HSBC fell 30½p to 372p, despite KBW raising its rating to outperform while dropping RBS from market perform to underperform. The broker also cut its target for Lloyds from 65p to 62p with an underperform rating, while Standard Chartered, down 32½p at 832½p, is dropped from 1250p to 1080p.

Liberty International, the property developer of retail outlets, fell 42p to 391p. Word is the group is lining up a fundraising at a heavily discounted 250p a share. Like all property companies, Liberty has seen its debt burden rise as property values and its shares fall.

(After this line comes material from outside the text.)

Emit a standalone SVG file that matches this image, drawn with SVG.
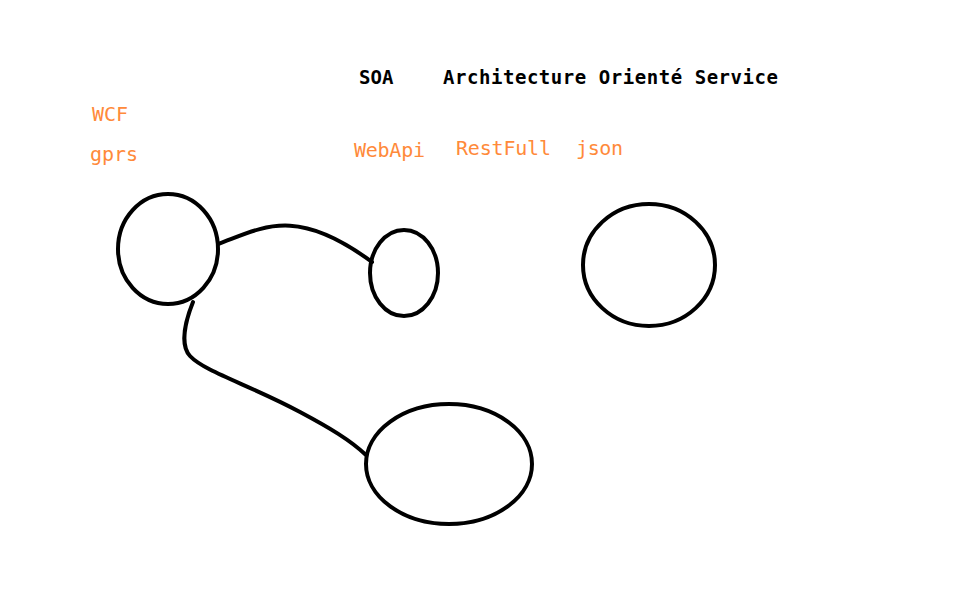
<svg xmlns="http://www.w3.org/2000/svg" width="974" height="591" viewBox="0 0 974 591">
<style>
.n{fill:none;stroke:#000;stroke-width:4}
.c{fill:none;stroke:#000;stroke-width:4;stroke-linecap:round}
.t{font-family:"DejaVu Sans Mono","Liberation Mono",monospace;font-size:19px;font-weight:bold}
.k{fill:#000}
.o{fill:#ff8a3a;font-weight:normal;font-size:20px}
</style>
<rect width="974" height="591" fill="#fff"/>
<g id="labels">
<text class="t k" x="359" y="84">SOA</text>
<text class="t k" x="443" y="84" textLength="335">Architecture Orienté Service</text>
<text class="t o" x="92" y="121">WCF</text>
<text class="t o" x="90" y="161">gprs</text>
<text class="t o" x="354" y="157" textLength="71">WebApi</text>
<text class="t o" x="456" y="155" textLength="95">RestFull</text>
<text class="t o" x="576" y="155" textLength="47">json</text>
</g>
<g id="connectors">
<path class="c" d="M218,244 C 262,228 295,205 372,262"/>
<path class="c" d="M193,302 C 185,322 180,345 190,356 C 205,372 250,385 300,412 C 330,428 350,440 366,455"/>
</g>
<g id="node1"><ellipse class="n" cx="168" cy="249" rx="50" ry="55"/></g>
<g id="node2"><ellipse class="n" cx="404" cy="273" rx="34" ry="43"/></g>
<g id="node3"><ellipse class="n" cx="649" cy="265" rx="66" ry="61"/></g>
<g id="node4"><ellipse class="n" cx="449" cy="464" rx="83" ry="60"/></g>
</svg>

Shares generally highlighted just how fragile confidence remains ahead of this week's G20 conference in London. The late sell-off in New York on Friday was matched by losses in Asia this morning. Worries about the future of US carmakers General Motors and Chrysler have come back to haunt investors The FTSE 100 fell 85.57 to 3813.28.

On AIM, shares of Firestone Diamonds sparkled with a rise of 5p at 22p following positive results from its BK11 project in Botswana. Initial findings indicate the project could contain the equivalent of 830,000 carats. Commercial production could begin from mid-2010.

Rio Tinto fell 123p to 2355p despite reports claiming Australia's Amcor has lined up funding from 15 banks to support its purchase of Rio's Alcan packaging unit.